Training in the books; Cuche sparkles
BEAVER CREEK – After a lot of hurry-up-and-wait, the men’s World Cup got a training run in Wednesday at Beaver Creek, so Birds of Prey 2011 is officially good to go.
Regardless of today’s weather for a final scheduled training run at 11 a.m. – the forecast is for snow and high winds – there will be a downhill on Friday and the skies look good for that.
One guy everyone might want to keep an eye on is Switzerland’s Didier Cuche, who topped the field in Wednesday’s training with a time of 1 minute, 45.54 seconds. While training is not a guarantee of what will happen come race day, it’s pretty hard to ignore what the 37-year-old has been doing recently.
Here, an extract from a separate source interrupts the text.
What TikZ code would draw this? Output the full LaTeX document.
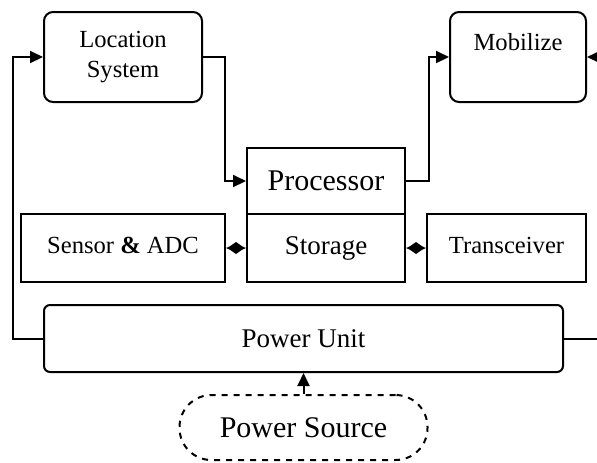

Last year’s downhill discipline champion and second in the overall points, Cuche has started the speed season with a win at the Lake Louise, Alberta, downhill Saturday and second-place finish in Sunday’s super-G. Throw in five medals in the last four years at Birds of Prey and Wednesday’s good run and Cuche feels pretty fine here.
“The fun is when you ski a hill like that – sunny, good snow, pushing hard, some good turns, some bad turns, nice jumps and coming to the finish, seeing that you were fast,” Cuche said. “Training is always fun when you have no pain and you are not struggling (with) something. Then when you repeat that in the race it’s a perfect day.”
Emphasizing the caveat that it is training, the leader board looked pretty impressive Wednesday nonetheless.
Christof Innerhofer was one-tenth of a second behind Cuche in second place. The fun-loving Italian is coming off a great 2010-11 season, including a three-medal showing at Worlds at Garmisch-Partenkirchen, Germany, – gold in super-G, silver in the super-combined and bronze in the downhill.
He is still shaking off the effects of a training crash in Europe three weeks ago. Innerhofer was off skis for 10 days and originally didn’t think he was going to make the North American swing of the World Cup. He struggled up in Lake Louise last weekend with a 23rd in the downhill and a DNF in the super-G, so Wednesday was good for him.
“I had tried just to push because last week was not so nice for me,” Innerhofer said. “I know that I am not perfect with my head. Every time, I have a little bit of pain. With concentration, I have a little problem. I must push to have confidence, to know that I can go with the best. … I’m happy with that.”
Austria’s Hannes Reichelt clocked a 1:45.65 to take third, and he’s no stranger to success at Beaver Creek. The first two of his five career wins came at Birds of Prey in super-G in 2005 and 2007.
“It was a good training run,” he said. “In the upper part, I think I (went) very fast. In the bottom, I had some mistakes. Tomorrow, I have to do better.”
Reichelt said he was a little too straight in his line in the lower half of the course.
Bode Miller was the top American in fourth and he has his own chapter of Birds of Prey success with three wins from 2004-06 with six medals overall.
The day started slowly with course holds for continued maintenance. Originally scheduled for 11 a.m., the proceedings finally started a little after 12:30 p.m. Wednesday’s area of concern was The Abyss, a compression just before Golden Eagle Jump, which is the second-to-last of the course.
After work around The Pumphouse on the upper half of the course wiped out Tuesday’s training run, there was a little anxiety about completing the required training for a downhill Friday.
“It’s been great weather, great conditions,” said Norway’s Aksel Lund Svindal said. “The snow, the course is in awesome condition, so it was kind of weird to have training canceled (Tuesday).”
Svindal went on to say that he agreed with the decision, but given his nice resume here – three wins, he’s ready to go.
“I know this is a hill I can be fast on,” he said. “That’s all that matters.”